* **Problem details**
Search the listing below for "React". Copy each matching line.

•••

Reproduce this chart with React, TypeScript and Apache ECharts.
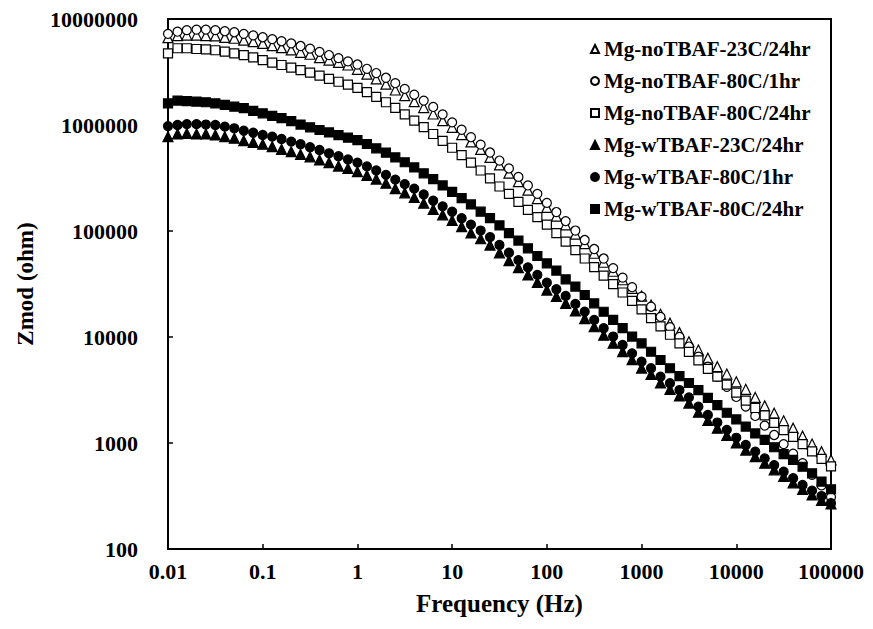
import React, { useEffect, useRef } from "react";
import * as echarts from "echarts";

const freq = [
  0.01, 0.0126, 0.0158, 0.02, 0.0251, 0.0316, 0.0398, 0.0501, 0.0631, 0.0794,
  0.1, 0.126, 0.158, 0.2, 0.251, 0.316, 0.398, 0.501, 0.631, 0.794,
  1, 1.26, 1.58, 2, 2.51, 3.16, 3.98, 5.01, 6.31, 7.94,
  10, 12.6, 15.8, 20, 25.1, 31.6, 39.8, 50.1, 63.1, 79.4,
  100, 126, 158, 200, 251, 316, 398, 501, 631, 794,
  1000, 1259, 1585, 1995, 2512, 3162, 3981, 5012, 6310, 7943,
  10000, 12589, 15849, 19953, 25119, 31623, 39811, 50119, 63096, 79433,
  100000,
];

const noTBAF23C24 = [
  6.67e6, 6.97e6, 7.06e6, 7.06e6, 6.97e6, 6.92e6, 6.71e6, 6.58e6, 6.31e6, 6.11e6,
  5.89e6, 5.6e6, 5.37e6, 5.11e6, 4.85e6, 4.65e6, 4.32e6, 4.1e6, 3.89e6, 3.68e6,
  3.35e6, 3.02e6, 2.72e6, 2.43e6, 2.14e6, 1.89e6, 1.66e6, 1.46e6, 1.27e6, 1.1e6,
  9.51e5, 8.13e5, 6.92e5, 5.89e5, 4.95e5, 4.2e5, 3.51e5, 2.92e5, 2.43e5, 2.02e5,
  1.67e5, 1.38e5, 1.14e5, 9.33e4, 7.59e4, 6.17e4, 5.07e4, 4.17e4, 3.47e4, 2.88e4,
  2.43e4, 2.0e4, 1.64e4, 1.35e4, 1.1e4, 9.02e3, 7.53e3, 6.31e3, 5.25e3, 4.47e3,
  3.78e3, 3.21e3, 2.69e3, 2.24e3, 1.91e3, 1.62e3, 1.38e3, 1.16e3, 977, 828,
  692,
];

const noTBAF80C1 = [
  7.24e6, 7.59e6, 7.85e6, 7.94e6, 7.94e6, 7.85e6, 7.67e6, 7.5e6, 7.24e6, 7.0e6,
  6.73e6, 6.46e6, 6.17e6, 5.89e6, 5.56e6, 5.25e6, 4.9e6, 4.57e6, 4.27e6, 3.98e6,
  3.72e6, 3.39e6, 3.09e6, 2.79e6, 2.48e6, 2.19e6, 1.93e6, 1.7e6, 1.48e6, 1.26e6,
  1.06e6, 9.02e5, 7.67e5, 6.53e5, 5.5e5, 4.62e5, 3.89e5, 3.24e5, 2.69e5, 2.24e5,
  1.84e5, 1.51e5, 1.24e5, 1.01e5, 8.22e4, 6.76e4, 5.5e4, 4.47e4, 3.63e4, 2.95e4,
  2.4e4, 1.93e4, 1.55e4, 1.24e4, 1.0e4, 8.13e3, 6.53e3, 5.25e3, 4.22e3, 3.39e3,
  2.72e3, 2.21e3, 1.8e3, 1.46e3, 1.19e3, 977, 794, 646, 501, 398,
  309,
];

const noTBAF80C24 = [
  4.74e6, 5.3e6, 5.3e6, 5.21e6, 5.18e6, 5.07e6, 4.92e6, 4.74e6, 4.57e6, 4.35e6,
  4.1e6, 3.87e6, 3.68e6, 3.48e6, 3.3e6, 3.12e6, 2.92e6, 2.72e6, 2.56e6, 2.4e6,
  2.24e6, 2.04e6, 1.84e6, 1.64e6, 1.45e6, 1.26e6, 1.1e6, 9.55e5, 8.22e5, 7.08e5,
  6.1e5, 5.19e5, 4.42e5, 3.72e5, 3.13e5, 2.63e5, 2.24e5, 1.88e5, 1.58e5, 1.35e5,
  1.15e5, 9.55e4, 7.94e4, 6.61e4, 5.5e4, 4.57e4, 3.8e4, 3.16e4, 2.63e4, 2.19e4,
  1.82e4, 1.51e4, 1.26e4, 1.05e4, 8.71e3, 7.24e3, 6.03e3, 5.01e3, 4.22e3, 3.55e3,
  2.99e3, 2.51e3, 2.14e3, 1.82e3, 1.55e3, 1.32e3, 1.14e3, 977, 832, 708,
  603,
];

const wTBAF23C24 = [
  7.76e5, 8.22e5, 8.32e5, 8.22e5, 8.22e5, 8.05e5, 7.76e5, 7.5e5, 7.11e5, 6.87e5,
  6.58e5, 6.25e5, 5.89e5, 5.6e5, 5.28e5, 5.01e5, 4.68e5, 4.41e5, 4.1e5, 3.89e5,
  3.63e5, 3.35e5, 3.09e5, 2.82e5, 2.51e5, 2.29e5, 2.07e5, 1.83e5, 1.6e5, 1.42e5,
  1.26e5, 1.1e5, 9.59e4, 8.45e4, 7.36e4, 6.22e4, 5.26e4, 4.51e4, 3.85e4, 3.27e4,
  2.77e4, 2.41e4, 2.08e4, 1.76e4, 1.49e4, 1.25e4, 1.04e4, 8.73e3, 7.29e3, 6.11e3,
  5.09e3, 4.44e3, 3.69e3, 3.21e3, 2.78e3, 2.38e3, 1.95e3, 1.63e3, 1.38e3, 1.18e3,
  1.0e3, 857, 743, 644, 558, 484, 421, 365, 324, 288,
  266,
];

const wTBAF80C1 = [
  9.77e5, 1.0e6, 1.02e6, 1.02e6, 1.01e6, 1.0e6, 9.64e5, 9.31e5, 8.83e5, 8.45e5,
  8.05e5, 7.76e5, 7.38e5, 6.97e5, 6.58e5, 6.17e5, 5.81e5, 5.41e5, 5.07e5, 4.73e5,
  4.42e5, 4.07e5, 3.72e5, 3.39e5, 3.05e5, 2.77e5, 2.51e5, 2.21e5, 1.93e5, 1.71e5,
  1.52e5, 1.32e5, 1.15e5, 1.01e5, 8.77e4, 7.38e4, 6.24e4, 5.32e4, 4.54e4, 3.85e4,
  3.25e4, 2.82e4, 2.44e4, 2.05e4, 1.73e4, 1.45e4, 1.21e4, 1.01e4, 8.41e3, 7.01e3,
  5.85e3, 5.07e3, 4.22e3, 3.66e3, 3.16e3, 2.69e3, 2.2e3, 1.84e3, 1.56e3, 1.33e3,
  1.12e3, 957, 828, 716, 619, 536, 465, 402, 355, 316,
  270,
];

const wTBAF80C24 = [
  1.6e6, 1.7e6, 1.68e6, 1.66e6, 1.64e6, 1.6e6, 1.55e6, 1.49e6, 1.44e6, 1.36e6,
  1.29e6, 1.22e6, 1.16e6, 1.09e6, 1.01e6, 9.51e5, 8.97e5, 8.51e5, 8.04e5, 7.59e5,
  7.21e5, 6.62e5, 6.03e5, 5.48e5, 4.95e5, 4.45e5, 3.98e5, 3.5e5, 3.09e5, 2.69e5,
  2.34e5, 2.04e5, 1.78e5, 1.52e5, 1.32e5, 1.13e5, 9.55e4, 8.13e4, 6.87e4, 5.81e4,
  4.95e4, 4.23e4, 3.5e4, 2.99e4, 2.49e4, 2.08e4, 1.73e4, 1.45e4, 1.21e4, 1.01e4,
  8.71e3, 7.26e3, 6.07e3, 5.07e3, 4.27e3, 3.68e3, 3.16e3, 2.67e3, 2.28e3, 1.93e3,
  1.67e3, 1.43e3, 1.23e3, 1.07e3, 912, 787, 692, 597, 518, 432,
  366,
];

const seriesDefs = [
  { name: "Mg-noTBAF-23C/24hr", values: noTBAF23C24, symbol: "triangle", filled: false, size: 10 },
  { name: "Mg-noTBAF-80C/1hr", values: noTBAF80C1, symbol: "circle", filled: false, size: 9 },
  { name: "Mg-noTBAF-80C/24hr", values: noTBAF80C24, symbol: "rect", filled: false, size: 9 },
  { name: "Mg-wTBAF-23C/24hr", values: wTBAF23C24, symbol: "triangle", filled: true, size: 10 },
  { name: "Mg-wTBAF-80C/1hr", values: wTBAF80C1, symbol: "circle", filled: true, size: 9 },
  { name: "Mg-wTBAF-80C/24hr", values: wTBAF80C24, symbol: "rect", filled: true, size: 9 },
];

const FONT = "'Liberation Serif', 'Times New Roman', serif";

function fmt(v: number) {
  return String(Number(v.toPrecision(6)));
}

export default function App() {
  const ref = useRef<HTMLDivElement>(null);
  useEffect(() => {
    if (!ref.current) return;
    const chart = echarts.init(ref.current, undefined, { renderer: "svg" });
    chart.setOption({
      animation: false,
      backgroundColor: "#fff",
      grid: {
        left: 168,
        right: 42,
        top: 19,
        bottom: 80,
        show: true,
        borderColor: "#000",
        borderWidth: 2,
      },
      legend: {
        orient: "vertical",
        left: 585,
        top: 33,
        itemWidth: 8,
        itemHeight: 8,
        itemGap: 10,
        data: seriesDefs.map((s) => s.name),
        textStyle: {
          fontFamily: FONT,
          fontWeight: "bold",
          fontSize: 21,
          color: "#000",
          lineHeight: 22,
        },
      },
      xAxis: {
        type: "log",
        logBase: 10,
        min: 0.01,
        max: 100000,
        name: "Frequency (Hz)",
        nameLocation: "middle",
        nameGap: 42,
        nameTextStyle: { fontFamily: FONT, fontWeight: "bold", fontSize: 25, color: "#000" },
        axisLine: { show: true, lineStyle: { color: "#000", width: 2 } },
        axisTick: { show: true, inside: true, length: 5, lineStyle: { color: "#000", width: 1.5 } },
        minorTick: { show: false },
        splitLine: { show: false },
        axisLabel: {
          fontFamily: FONT,
          fontWeight: "bold",
          fontSize: 22,
          color: "#000",
          margin: 11,
          formatter: (v: number) => fmt(v),
        },
      },
      yAxis: {
        type: "log",
        logBase: 10,
        min: 100,
        max: 10000000,
        name: "Zmod (ohm)",
        nameLocation: "middle",
        nameGap: 131,
        nameTextStyle: { fontFamily: FONT, fontWeight: "bold", fontSize: 23, color: "#000" },
        axisLine: { show: true, lineStyle: { color: "#000", width: 2 } },
        axisTick: { show: true, inside: true, length: 5, lineStyle: { color: "#000", width: 1.5 } },
        splitLine: { show: false },
        axisLabel: {
          fontFamily: FONT,
          fontWeight: "bold",
          fontSize: 22,
          color: "#000",
          margin: 30,
          formatter: (v: number) => fmt(v),
        },
      },
      series: seriesDefs.map((s) => ({
        name: s.name,
        type: "scatter",
        symbol: s.symbol,
        symbolSize: s.size,
        data: freq.map((f, i) => [f, s.values[i]]),
        itemStyle: {
          color: s.filled ? "#000" : "#fff",
          borderColor: "#000",
          borderWidth: 1.2,
          opacity: 1,
        },
        emphasis: { disabled: true },
      })),
    });
    return () => chart.dispose();
  }, []);
  return (
    <div
      ref={ref}
      style={{ position: "fixed", left: 0, top: 0, width: 873, height: 629, background: "#fff" }}
    />
  );
}
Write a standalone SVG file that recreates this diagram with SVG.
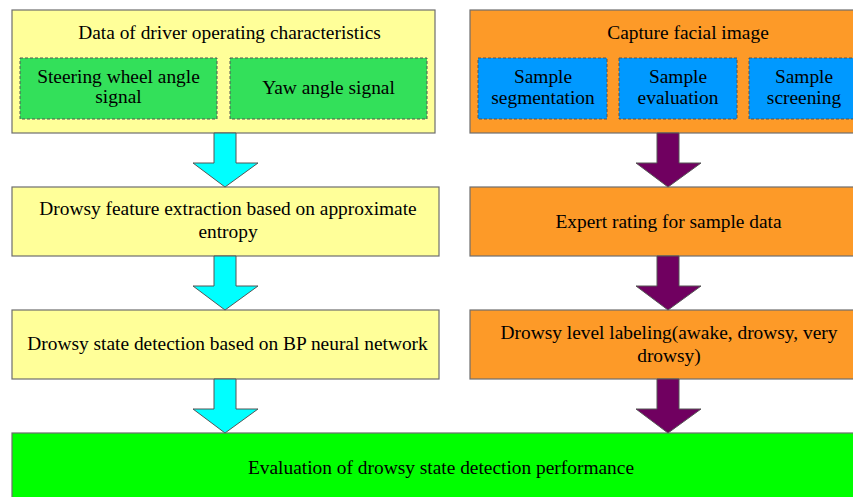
<svg xmlns="http://www.w3.org/2000/svg" width="853" height="497" viewBox="0 0 853 497">
  <style>
    text { font-family: "Liberation Serif", "Times New Roman", serif; font-size: 19.4px; fill: #000; text-anchor: middle; }
    .box { stroke: #6e6e6e; stroke-width: 1.2; }
    .yellow { fill: #ffff99; }
    .orange { fill: #fd9a28; }
    .green { fill: #00ff00; }
    .sub { stroke: #555; stroke-width: 1; stroke-dasharray: 3 2; }
    .subgreen { fill: #33e05a; }
    .subblue { fill: #0099ff; }
    .cyan { fill: #00ffff; stroke: #555; stroke-width: 1; }
    .purple { fill: #700060; stroke: #555; stroke-width: 1; }
  </style>
  <rect width="853" height="497" fill="#ffffff"/>

  <!-- left column -->
  <g id="driver-data">
    <rect class="box yellow" x="12" y="10" width="423" height="123"/>
    <text x="229.5" y="39">Data of driver operating characteristics</text>
    <g id="steering-signal">
      <rect class="sub subgreen" x="20" y="58" width="197" height="61"/>
      <text x="118.5" y="83">Steering wheel angle</text>
      <text x="118.5" y="103">signal</text>
    </g>
    <g id="yaw-signal">
      <rect class="sub subgreen" x="230" y="58" width="197" height="61"/>
      <text x="328.5" y="94">Yaw angle signal</text>
    </g>
  </g>

  <g id="feature-extraction">
    <rect class="box yellow" x="12" y="187" width="427" height="69"/>
    <text x="228" y="215">Drowsy feature extraction based on approximate</text>
    <text x="228" y="238">entropy</text>
  </g>

  <g id="state-detection">
    <rect class="box yellow" x="12" y="310" width="427" height="69"/>
    <text x="227.5" y="350">Drowsy state detection based on BP neural network</text>
  </g>

  <!-- right column -->
  <g id="facial-capture">
    <rect class="box orange" x="470" y="10" width="400" height="123"/>
    <text x="688" y="39">Capture facial image</text>
    <g id="sample-segmentation">
      <rect class="sub subblue" x="478" y="58" width="129" height="61"/>
      <text x="543" y="83">Sample</text>
      <text x="543" y="104">segmentation</text>
    </g>
    <g id="sample-evaluation">
      <rect class="sub subblue" x="619" y="58" width="118" height="61"/>
      <text x="678" y="83">Sample</text>
      <text x="678" y="104">evaluation</text>
    </g>
    <g id="sample-screening">
      <rect class="sub subblue" x="749" y="58" width="112" height="61"/>
      <text x="804" y="83">Sample</text>
      <text x="804" y="104">screening</text>
    </g>
  </g>

  <g id="expert-rating">
    <rect class="box orange" x="470" y="187" width="400" height="69"/>
    <text x="668.5" y="228">Expert rating for sample data</text>
  </g>

  <g id="level-labeling">
    <rect class="box orange" x="470" y="310" width="400" height="69"/>
    <text x="669" y="339">Drowsy level labeling(awake, drowsy, very</text>
    <text x="669" y="362">drowsy)</text>
  </g>

  <!-- shared result -->
  <g id="performance-evaluation">
    <rect class="box green" x="12" y="433" width="860" height="80"/>
    <text x="441" y="474">Evaluation of drowsy state detection performance</text>
  </g>

  <!-- block arrows -->
  <g id="connectors">
    <path class="cyan" d="M214,133 H236 V163 H258 L225,187 L193,163 H214 Z"/>
    <path class="cyan" d="M214,256 H236 V286 H258 L225,310 L193,286 H214 Z"/>
    <path class="cyan" d="M214,379 H236 V409 H258 L225,433 L193,409 H214 Z"/>
    <path class="purple" d="M657,133 H679 V163 H701 L668,187 L636,163 H657 Z"/>
    <path class="purple" d="M657,256 H679 V286 H701 L668,310 L636,286 H657 Z"/>
    <path class="purple" d="M657,379 H679 V409 H701 L668,433 L636,409 H657 Z"/>
  </g>
</svg>
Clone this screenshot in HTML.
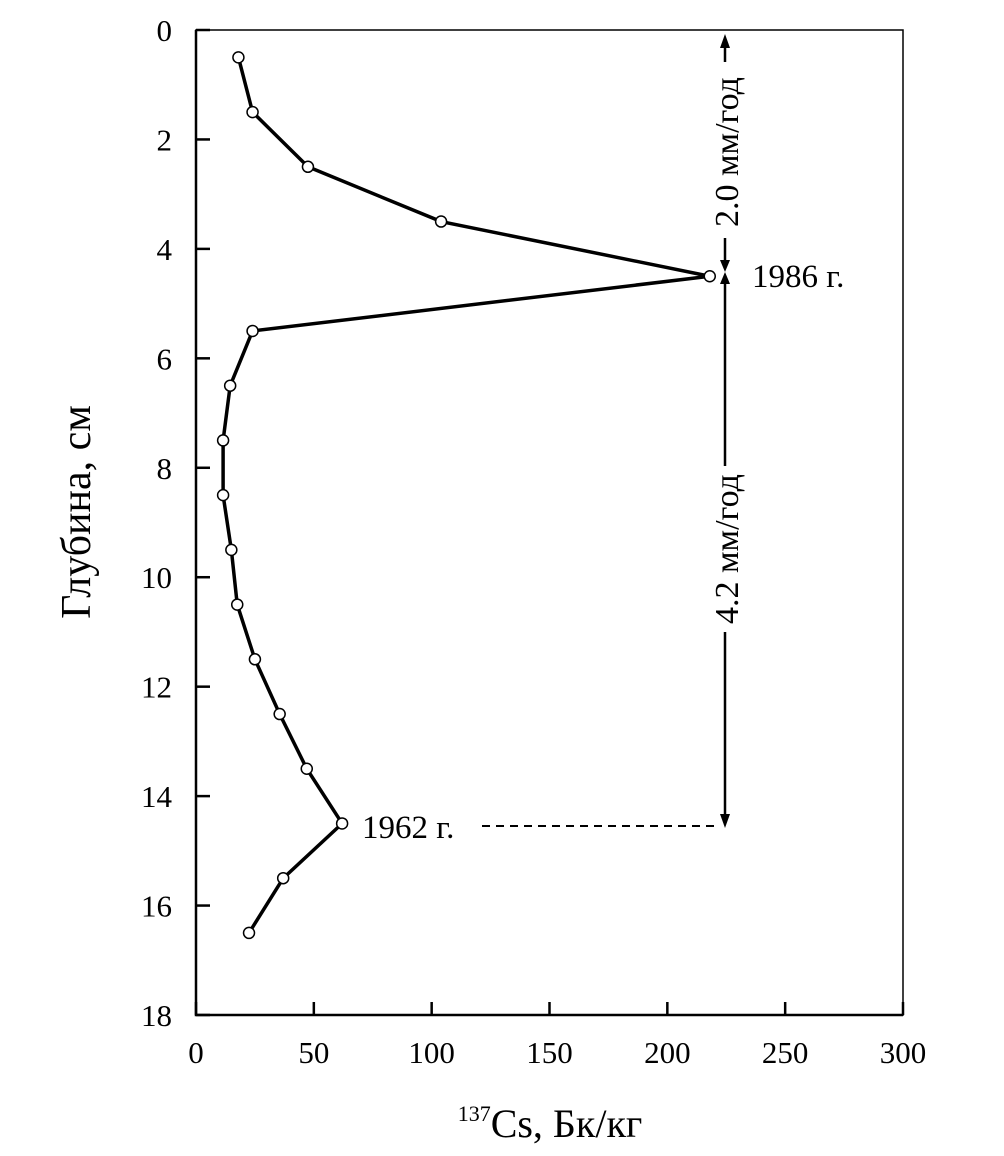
<!DOCTYPE html>
<html><head><meta charset="utf-8"><style>
body{margin:0;background:#fff}
text{font-family:"Liberation Serif",serif;fill:#000}
</style></head><body>
<svg width="1004" height="1151" viewBox="0 0 1004 1151">
<g id="frame"></g>
<g id="marks"></g>
<g id="annot">
  <line x1="725" y1="40" x2="725" y2="62" stroke="#000" stroke-width="2.5"/>
  <line x1="725" y1="238" x2="725" y2="262" stroke="#000" stroke-width="2.5"/>
  <polygon points="725,34 720,48 730,48" fill="#000"/>
  <polygon points="725,272 720,260 730,260" fill="#000"/>
  <polygon points="725,272 720,284 730,284" fill="#000"/>
  <line x1="725" y1="282" x2="725" y2="466" stroke="#000" stroke-width="2.5"/>
  <line x1="725" y1="632" x2="725" y2="816" stroke="#000" stroke-width="2.5"/>
  <polygon points="725,828 720,814 730,814" fill="#000"/>
  <line x1="482" y1="826" x2="720" y2="826" stroke="#000" stroke-width="2" stroke-dasharray="8,6"/>
  <text transform="translate(738,152) rotate(-90)" font-size="34" text-anchor="middle">2.0 мм/год</text>
  <text transform="translate(738,549) rotate(-90)" font-size="34" text-anchor="middle">4.2 мм/год</text>
  <text x="752" y="287" font-size="33">1986 г.</text>
  <text x="362" y="838" font-size="33">1962 г.</text>
</g>
<text transform="translate(90,512) rotate(-90)" font-size="42" text-anchor="middle">Глубина, см</text>
<text x="550" y="1137" font-size="40" text-anchor="middle"><tspan font-size="22" dy="-16">137</tspan><tspan dy="16">Cs, Бк/кг</tspan></text>
</svg>
<script>
const depths=[0.5,1.5,2.5,3.5,4.5,5.5,6.5,7.5,8.5,9.5,10.5,11.5,12.5,13.5,14.5,15.5,16.5];
const activity=[18,24,47.5,104,218,24,14.5,11.5,11.5,15,17.5,25,35.5,47,62,37,22.5];
const xTicks=[0,50,100,150,200,250,300];
const yTicks=[0,2,4,6,8,10,12,14,16,18];
const L=196,R=903,T=30,B=1015;
const xs=v=>L+(v/300)*(R-L);
const ys=v=>T+(v/18)*(B-T);
const NS='http://www.w3.org/2000/svg';
function mk(tag,attrs,parent){const e=document.createElementNS(NS,tag);for(const k in attrs)e.setAttribute(k,attrs[k]);parent.appendChild(e);return e;}
const fr=document.getElementById('frame');
const box=mk('rect',{x:L,y:T,width:R-L,height:B-T,fill:'none',stroke:'#000','stroke-width':1.5},fr);


const ax=mk('path',{d:`M${L},${T} V${B} H${R}`,fill:'none',stroke:'#000','stroke-width':2.5},fr);


xTicks.forEach(t=>{
  const x=xs(t);
  const tk=mk('line',{x1:x,y1:B,x2:x,y2:B-13,stroke:'#000','stroke-width':2.5},fr);
  
  
  const tx=mk('text',{x:x,y:B+48,'font-size':31,'text-anchor':'middle'},fr);
  tx.textContent=t;
  
  
});
yTicks.forEach(t=>{
  const y=ys(t);
  const tk=mk('line',{x1:L,y1:y,x2:L+14,y2:y,stroke:'#000','stroke-width':2.5},fr);
  
  
  const tx=mk('text',{x:172,y:y+11,'font-size':31,'text-anchor':'end'},fr);
  tx.textContent=t;
  
  
});
const mg=document.getElementById('marks');
const pts=depths.map((d,i)=>xs(activity[i])+','+ys(d)).join(' ');
const pl=mk('polyline',{points:pts,fill:'none',stroke:'#000','stroke-width':3.5,'stroke-linejoin':'miter'},mg);


depths.forEach((d,i)=>{
  const c=mk('circle',{cx:xs(activity[i]),cy:ys(d),r:5.5,fill:'#fff',stroke:'#000','stroke-width':1.5},mg);
  
  
});
</script>
</body></html>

•••

* **Completed exercise**
Reproduce this chart with React, TypeScript and Apache ECharts.
import React, { useEffect, useRef } from "react";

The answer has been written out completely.